Offener Brief an Antonia Baum als Antwort auf die Glosse
"Warum in Gottes Namen?" (DIE ZEIT Nr. 11/2021, S.43)
Sehr geschätzte Antonia Baum,
Sie haben natürlich Recht. Ein "Offener Brief" ist meist der vergebliche oder vorgebliche Versuch, Augenhöhe herzustellen oder vorzutäuschen, wo eine solche nicht besteht oder auch nur bestehen könnte, und höchstwahrscheinlich werden Sie diesen meinen Brief auch nicht lesen oder auch nur zur Kenntnis nehmen.

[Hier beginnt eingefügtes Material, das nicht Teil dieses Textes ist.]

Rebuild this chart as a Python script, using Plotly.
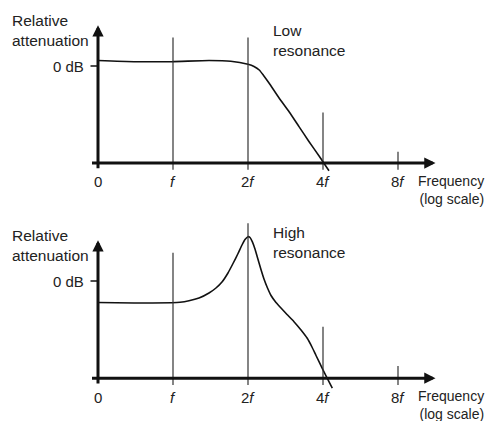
import plotly.graph_objects as go

# ---------------- data ----------------
TICK_POS = [0, 1, 2, 3, 4]
TICK_LABELS = ["0", "<i>f</i>", "2<i>f</i>", "4<i>f</i>", "8<i>f</i>"]

# low resonance response (relative dB, 0 dB reference, axis at -20)
LOW_X = [0.0, 0.48, 0.98, 1.48, 1.77, 2.0, 2.08, 2.15, 2.21, 2.28, 2.41, 2.55, 2.68, 2.81, 2.95, 3.01, 3.08]
LOW_Y = [1.13, 0.89, 0.89, 1.13, 0.99, 0.35, -0.1, -0.82, -2.0, -3.5, -6.5, -9.5, -12.5, -15.5, -18.6, -20.0, -21.6]

# high resonance response
HIGH_X = [0.0, 0.48, 0.98, 1.093, 1.213, 1.347, 1.48, 1.573, 1.653, 1.733, 1.8, 1.867, 1.92, 1.96, 2.0,
          2.027, 2.057, 2.093, 2.124, 2.167, 2.213, 2.26, 2.307, 2.373, 2.44, 2.52, 2.613, 2.707, 2.79,
          2.853, 2.907, 2.99, 3.057, 3.124]
HIGH_Y = [-4.42, -4.53, -4.47, -4.38, -4.07, -3.5, -2.47, -1.44, -0.21, 1.65, 3.6, 5.66, 7.41, 8.54, 9.12,
          8.95, 8.09, 6.58, 4.94, 2.67, 0.41, -1.44, -2.98, -4.42, -5.56, -6.89, -8.37, -10.08, -11.79,
          -13.58, -15.33, -17.96, -20.02, -22.02]

# vertical guide lines at f, 2f, 4f, 8f (top ends)
GUIDE_X = [1, 2, 3, 4]
GUIDE_TOP_LOW = [5.9, 5.9, -9.6, -17.7]
GUIDE_TOP_HIGH = [5.8, 11.9, -9.4, -17.5]

# ---------------- layout constants ----------------
W, H = 487, 421
AXIS_Y = -20.0
GUIDE_BOTTOM = -21.4
Y_ARROW_TOP = 8.4
X_AXIS_START = -0.1
X_ARROW_TIP = 4.5
FONT = "Liberation Sans, Arial, sans-serif"
TXT = "#222222"
INK = "#111111"

fig = go.Figure()

panels = [
    dict(xa="x", ya="y", cx=LOW_X, cy=LOW_Y, tops=GUIDE_TOP_LOW,
         note="Low<br>resonance", note_y=5.36),
    dict(xa="x2", ya="y2", cx=HIGH_X, cy=HIGH_Y, tops=GUIDE_TOP_HIGH,
         note="High<br>resonance", note_y=8.0),
]

shapes = []
annotations = []
for p in panels:
    xa, ya = p["xa"], p["ya"]
    fig.add_trace(go.Scatter(x=p["cx"], y=p["cy"], mode="lines",
                             line=dict(color=INK, width=1.6, shape="spline", smoothing=0.5),
                             xaxis=xa, yaxis=ya, hoverinfo="skip", showlegend=False))
    # guide lines
    for gx, gt in zip(GUIDE_X, p["tops"]):
        shapes.append(dict(type="line", xref=xa, yref=ya, x0=gx, x1=gx,
                           y0=GUIDE_BOTTOM, y1=gt, line=dict(color="#333333", width=1.2)))
    # 0 dB tick
    shapes.append(dict(type="line", xref=xa, yref=ya, x0=-0.1, x1=0, y0=0, y1=0,
                       line=dict(color=INK, width=1.5)))
    # x axis with arrow
    annotations.append(dict(xref=xa, yref=ya, axref=xa, ayref=ya,
                            x=X_ARROW_TIP, y=AXIS_Y, ax=X_AXIS_START, ay=AXIS_Y,
                            text="", showarrow=True, arrowhead=2, arrowwidth=3,
                            arrowsize=0.75, arrowcolor=INK, standoff=0))
    # y axis with arrow
    annotations.append(dict(xref=xa, yref=ya, axref=xa, ayref=ya,
                            x=0, y=Y_ARROW_TOP, ax=0, ay=GUIDE_BOTTOM,
                            text="", showarrow=True, arrowhead=2, arrowwidth=3,
                            arrowsize=0.75, arrowcolor=INK, standoff=0))
    # tick labels
    for tx, tl in zip(TICK_POS, TICK_LABELS):
        annotations.append(dict(xref=xa, yref=ya, x=tx, y=-23.9, text=tl,
                                showarrow=False, xanchor="center", yanchor="middle",
                                font=dict(family=FONT, size=15, color=TXT)))
    annotations.append(dict(xref=xa, yref=ya, x=5.16, y=-25.6, text="Frequency<br>(log scale)",
                            showarrow=False, xanchor="right", yanchor="middle", align="right",
                            borderpad=0,
                            font=dict(family=FONT, size=14, color=TXT)))
    annotations.append(dict(xref=xa, yref=ya, x=-0.16, y=0, text="0 dB",
                            showarrow=False, xanchor="right", yanchor="middle",
                            font=dict(family=FONT, size=15, color=TXT)))
    annotations.append(dict(xref=xa, yref=ya, x=-1.17, y=7.4, text="Relative<br>attenuation",
                            showarrow=False, xanchor="left", yanchor="middle", align="left",
                            font=dict(family=FONT, size=15.5, color=TXT)))
    annotations.append(dict(xref=xa, yref=ya, x=2.3, y=p["note_y"], text=p["note"],
                            showarrow=False, xanchor="left", yanchor="middle", align="left",
                            font=dict(family=FONT, size=15.5, color=TXT)))

x_range = [-98 / 75, (W - 98) / 75]
ax_common = dict(visible=False, showgrid=False, zeroline=False, fixedrange=True)
fig.update_layout(
    width=W, height=H,
    margin=dict(l=0, r=0, t=0, b=0),
    paper_bgcolor="white", plot_bgcolor="white",
    xaxis=dict(domain=[0, 1], range=x_range, anchor="y", **ax_common),
    yaxis=dict(domain=[0.5, 1], range=[(66 - 210.5) / 4.85, 66 / 4.85], anchor="x", **ax_common),
    xaxis2=dict(domain=[0, 1], range=x_range, anchor="y2", **ax_common),
    yaxis2=dict(domain=[0, 0.5], range=[(281 - 421) / 4.86, (281 - 210.5) / 4.86], anchor="x2", **ax_common),
    shapes=shapes,
    annotations=annotations,
    showlegend=False,
)

fig.write_html("out.html")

Ich wende mich allerdings nicht in aller Pseudohaftigkeit an Sie (und in Wirklichkeit an die wenigen meiner Facebook-Kontakte, die dies vielleicht lesen werden), um zu versuchen, Ihnen irgendein Fehlverhalten nachzuweisen, sondern um das von mir geschätzte und schon öfter verwendete Genre des "Offenen Briefes" gegen die von Ihnen geforderte Abschaffung durch den Bundespräsidenten zu verteidigen. Wie sonst sollte denn ein unprominentes Normalsterbliches wie ich mit einer Berufsschreiberin wie Ihnen oder einem Berufsredner wie dem Bundespräsidenten in einen (wenn auch nur imaginierten) Austausch treten können in Zeiten von repräsentativer Demokratie und Öffentlichkeitshierarchien als durch das ur- und basisdemokratische Medium des Briefes, der mangels Kenntnis Ihrer Adresse nun eben "offen" sein muss?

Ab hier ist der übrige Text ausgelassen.